#### GIVEN DATA
========================

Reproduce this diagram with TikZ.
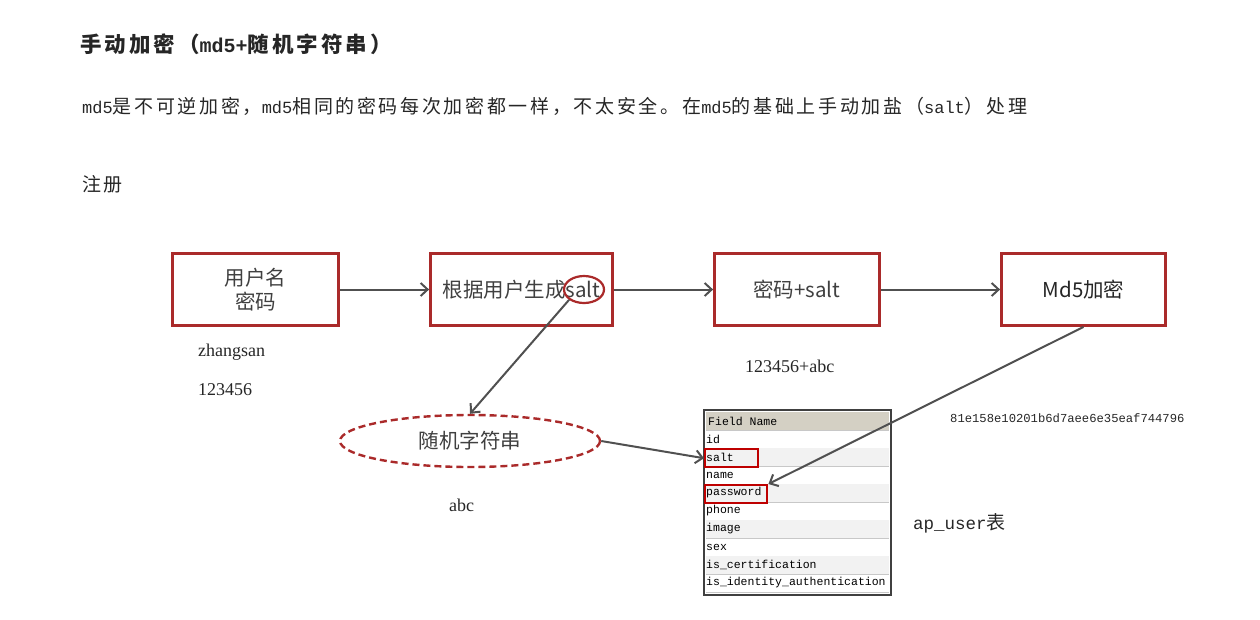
\documentclass[tikz,border=0pt]{standalone}
\usepackage{fontspec}
\setmainfont{Liberation Serif}
\newfontfamily\cjk{Noto Sans CJK SC}
\newfontfamily\cjkwide[LetterSpace=14]{Noto Sans CJK SC}
\newfontfamily\mono{Liberation Mono}
\usetikzlibrary{arrows.meta,shapes.geometric}
\definecolor{boxred}{RGB}{170,42,42}
\definecolor{markred}{RGB}{190,0,0}
\definecolor{linegray}{RGB}{80,80,80}
\definecolor{boxtext}{RGB}{64,64,64}
\definecolor{headgray}{RGB}{212,208,196}
\definecolor{rowgray}{RGB}{242,242,242}
\definecolor{rulegray}{RGB}{200,200,200}
\newcommand\lat[1]{{\mono\fontsize{17}{18}\selectfont #1}}
\tikzset{
  stepbox/.style={draw=boxred,line width=2.8pt,minimum height=72pt,align=center,
    text=boxtext,font=\cjk\fontsize{20.5}{24}\selectfont},
  flow/.style={-{Straight Barb[length=7pt,width=13pt]},draw=linegray,line width=2pt},
  note/.style={font=\fontsize{18}{20}\selectfont,text=black!85,anchor=west,inner sep=0pt},
  heading/.style={anchor=west,inner sep=0pt,text=black!85},
  field/.style={font=\mono\fontsize{11.5}{12}\selectfont,anchor=west,inner sep=1pt},
  markbox/.style={draw=markred,line width=2.4pt,anchor=north west,minimum height=18pt,inner sep=0pt}
}
\begin{document}
\begin{tikzpicture}[x=1pt,y=-1pt]
  \useasboundingbox (0,0) rectangle (1260,619);

  % headings
  \node[heading] (title) at (80,44)
    {\fontsize{21.5}{24}\selectfont\bfseries{\cjkwide 手动加密（}{\mono\fontsize{20}{22}\selectfont\bfseries md5+}{\cjkwide 随机字符串）}};
  \node[heading] (intro) at (82,106)
    {\cjkwide\fontsize{19}{22}\selectfont \lat{md5}是不可逆加密，\lat{md5}相同的密码每次加密都一样，不太安全。在\lat{md5}的基础上手动加盐（\lat{salt}）处理};
  \node[heading] (reg) at (82,184) {\cjkwide\fontsize{19}{22}\selectfont 注册};

  % steps
  \node[stepbox,minimum width=166pt] (input) at (255.5,289.5) {用户名\\密码};
  \node[stepbox,minimum width=182pt] (gensalt) at (521.5,289.5) {根据用户生成salt};
  \node[stepbox,minimum width=165pt] (mix) at (797,289.5) {密码+salt};
  \node[stepbox,minimum width=164pt,text=black!85] (md5) at (1083.5,289.5) {Md5加密};
  \node[ellipse,draw=boxred,line width=2.2pt,minimum width=40pt,minimum height=27pt,inner sep=0pt] (saltmark) at (584,289.5) {};

  \draw[flow] (input) -- (gensalt);
  \draw[flow] (gensalt) -- (mix);
  \draw[flow] (mix) -- (md5);

  \node[ellipse,draw=boxred,dashed,dash pattern=on 7pt off 4pt,line width=2.4pt,
    minimum width=260pt,minimum height=52pt,text=boxtext,font=\cjk\fontsize{20.5}{24}\selectfont] (rnd) at (470,441) {随机字符串};

  % sample values
  \node[note] (user) at (198,352) {zhangsan};
  \node[note] (pwd) at (198,390) {123456};
  \node[note] (mixed) at (745,366) {123456+abc};
  \node[note] (abc) at (449,505) {abc};
  \node[note,font=\mono\fontsize{12.2}{14}\selectfont] (hash) at (950,418) {81e158e10201b6d7aee6e35eaf744796};
  \node[note] (tbl) at (913,523) {{\mono\fontsize{17.5}{20}\selectfont ap\_user}{\cjk\fontsize{19}{20}\selectfont 表}};

  % ap_user table
  \fill[headgray] (706,412) rectangle (889,430);
  \foreach \f [count=\i] in {id,salt,name,password,phone,image,sex,is\_certification,is\_identity\_authentication} {
    \ifodd\i\else
      \fill[rowgray] (706,{430+18*(\i-1)}) rectangle (889,{448+18*(\i-1)});
    \fi
    \draw[rulegray,line width=0.8pt] (706,{448+18*(\i-1)}) -- (889,{448+18*(\i-1)});
    \node[field] (f\i) at (705,{439+18*(\i-1)}) {\f};
  }
  \draw[rulegray,line width=0.8pt] (706,430) -- (889,430);
  \node[field] (fhead) at (707,421.5) {Field Name};
  \draw[black!75,line width=1.8pt] (704,410) rectangle (891,595);

  \node[markbox,minimum width=53pt] (saltcell) at (704,448) {};
  \node[markbox,minimum width=62pt] (pwmark) at (704,484) {};

  \draw[flow] (saltmark.south west) -- (rnd.north);
  \draw[flow] (rnd.east) -- (saltcell.west);
  \draw[flow] (md5.south) -- (pwmark.north east);
\end{tikzpicture}
\end{document}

========================

#### PROBLEM TO SOLVE
Omit the pictures and output all of the other material exactly.

#### ANSWER TO THE TASK
Reproduce this diagram with TikZ.
\documentclass[tikz,border=0pt]{standalone}
\usepackage{fontspec}
\setmainfont{Liberation Serif}
\newfontfamily\cjk{Noto Sans CJK SC}
\newfontfamily\cjkwide[LetterSpace=14]{Noto Sans CJK SC}
\newfontfamily\mono{Liberation Mono}
\usetikzlibrary{arrows.meta,shapes.geometric}
\definecolor{boxred}{RGB}{170,42,42}
\definecolor{markred}{RGB}{190,0,0}
\definecolor{linegray}{RGB}{80,80,80}
\definecolor{boxtext}{RGB}{64,64,64}
\definecolor{headgray}{RGB}{212,208,196}
\definecolor{rowgray}{RGB}{242,242,242}
\definecolor{rulegray}{RGB}{200,200,200}
\newcommand\lat[1]{{\mono\fontsize{17}{18}\selectfont #1}}
\tikzset{
  stepbox/.style={draw=boxred,line width=2.8pt,minimum height=72pt,align=center,
    text=boxtext,font=\cjk\fontsize{20.5}{24}\selectfont},
  flow/.style={-{Straight Barb[length=7pt,width=13pt]},draw=linegray,line width=2pt},
  note/.style={font=\fontsize{18}{20}\selectfont,text=black!85,anchor=west,inner sep=0pt},
  heading/.style={anchor=west,inner sep=0pt,text=black!85},
  field/.style={font=\mono\fontsize{11.5}{12}\selectfont,anchor=west,inner sep=1pt},
  markbox/.style={draw=markred,line width=2.4pt,anchor=north west,minimum height=18pt,inner sep=0pt}
}
\begin{document}
\begin{tikzpicture}[x=1pt,y=-1pt]
  \useasboundingbox (0,0) rectangle (1260,619);

  % headings
  \node[heading] (title) at (80,44)
    {\fontsize{21.5}{24}\selectfont\bfseries{\cjkwide 手动加密（}{\mono\fontsize{20}{22}\selectfont\bfseries md5+}{\cjkwide 随机字符串）}};
  \node[heading] (intro) at (82,106)
    {\cjkwide\fontsize{19}{22}\selectfont \lat{md5}是不可逆加密，\lat{md5}相同的密码每次加密都一样，不太安全。在\lat{md5}的基础上手动加盐（\lat{salt}）处理};
  \node[heading] (reg) at (82,184) {\cjkwide\fontsize{19}{22}\selectfont 注册};

  % steps
  \node[stepbox,minimum width=166pt] (input) at (255.5,289.5) {用户名\\密码};
  \node[stepbox,minimum width=182pt] (gensalt) at (521.5,289.5) {根据用户生成salt};
  \node[stepbox,minimum width=165pt] (mix) at (797,289.5) {密码+salt};
  \node[stepbox,minimum width=164pt,text=black!85] (md5) at (1083.5,289.5) {Md5加密};
  \node[ellipse,draw=boxred,line width=2.2pt,minimum width=40pt,minimum height=27pt,inner sep=0pt] (saltmark) at (584,289.5) {};

  \draw[flow] (input) -- (gensalt);
  \draw[flow] (gensalt) -- (mix);
  \draw[flow] (mix) -- (md5);

  \node[ellipse,draw=boxred,dashed,dash pattern=on 7pt off 4pt,line width=2.4pt,
    minimum width=260pt,minimum height=52pt,text=boxtext,font=\cjk\fontsize{20.5}{24}\selectfont] (rnd) at (470,441) {随机字符串};

  % sample values
  \node[note] (user) at (198,352) {zhangsan};
  \node[note] (pwd) at (198,390) {123456};
  \node[note] (mixed) at (745,366) {123456+abc};
  \node[note] (abc) at (449,505) {abc};
  \node[note,font=\mono\fontsize{12.2}{14}\selectfont] (hash) at (950,418) {81e158e10201b6d7aee6e35eaf744796};
  \node[note] (tbl) at (913,523) {{\mono\fontsize{17.5}{20}\selectfont ap\_user}{\cjk\fontsize{19}{20}\selectfont 表}};

  % ap_user table
  \fill[headgray] (706,412) rectangle (889,430);
  \foreach \f [count=\i] in {id,salt,name,password,phone,image,sex,is\_certification,is\_identity\_authentication} {
    \ifodd\i\else
      \fill[rowgray] (706,{430+18*(\i-1)}) rectangle (889,{448+18*(\i-1)});
    \fi
    \draw[rulegray,line width=0.8pt] (706,{448+18*(\i-1)}) -- (889,{448+18*(\i-1)});
    \node[field] (f\i) at (705,{439+18*(\i-1)}) {\f};
  }
  \draw[rulegray,line width=0.8pt] (706,430) -- (889,430);
  \node[field] (fhead) at (707,421.5) {Field Name};
  \draw[black!75,line width=1.8pt] (704,410) rectangle (891,595);

  \node[markbox,minimum width=53pt] (saltcell) at (704,448) {};
  \node[markbox,minimum width=62pt] (pwmark) at (704,484) {};

  \draw[flow] (saltmark.south west) -- (rnd.north);
  \draw[flow] (rnd.east) -- (saltcell.west);
  \draw[flow] (md5.south) -- (pwmark.north east);
\end{tikzpicture}
\end{document}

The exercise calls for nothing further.